Autonomous vehicles are coming. Make no mistake. But conventional automakers are rolling out features piecemeal, over the course of many years. Cars already have active safety features like automatic braking and lane departure warnings. In the next few years, expect cars to handle themselves on the highway, with more complicated urban driving to follow.
“We call it a revolution by evolution. We will take it step by step, and add more functionality, add more usefulness to the system,” says Thomas Ruchatz, Audi’s head of driver assistance systems and integrated safety. Full autonomy is “not going to happen just like that,” where from one day to the next “we can travel from our doorstep to our work and we don’t have a steering wheel in the car.”
Google thinks that’s exactly what’s going to happen. It isn’t messing around with anything less than a completely autonomous vehicle, one that reduces “driving” to little more than getting in, entering a destination, and enjoying the ride. This tech will just appear one day (though when that day will be remains to be seen), like Venus rolling in on a scallop shell, fully formed and beautiful.

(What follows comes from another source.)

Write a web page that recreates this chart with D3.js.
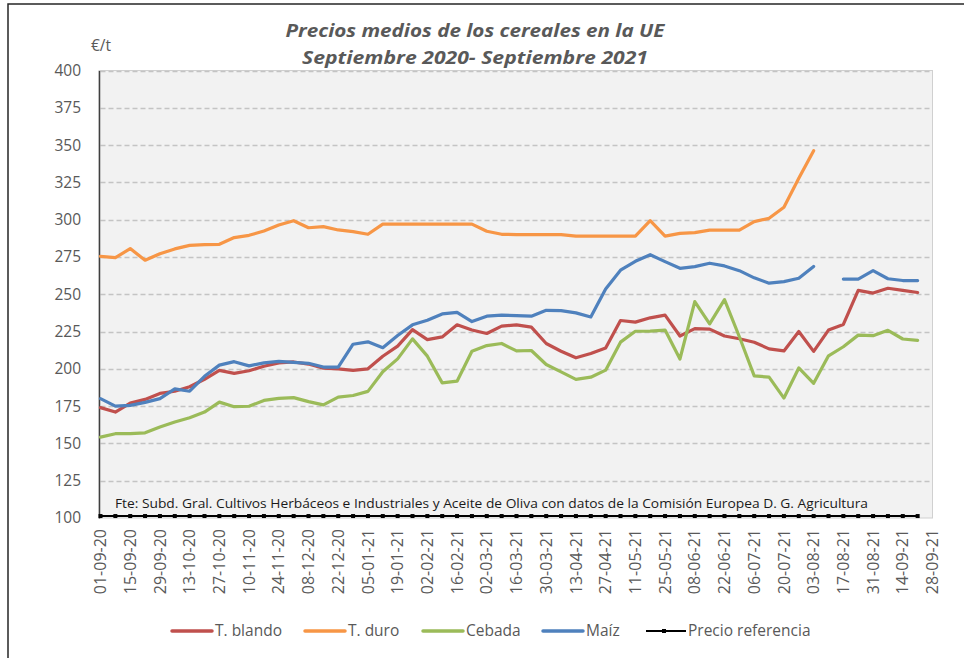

In the past few years, Google has used about two dozen modified Lexus RX450h SUVs to drive nearly a million autonomous miles around Silicon Valley. It let select employees commute in self-driving cars on the highway. Its vehicles have been in 11 accidents in all that time, none of them serious, and none of them caused by Google. These days, the fleet is logging 10,000 miles a week, focusing on surface street driving, where variables like pedestrians, intersections, and cyclists make for a lot of complications. It expects to have a finished product by 2020.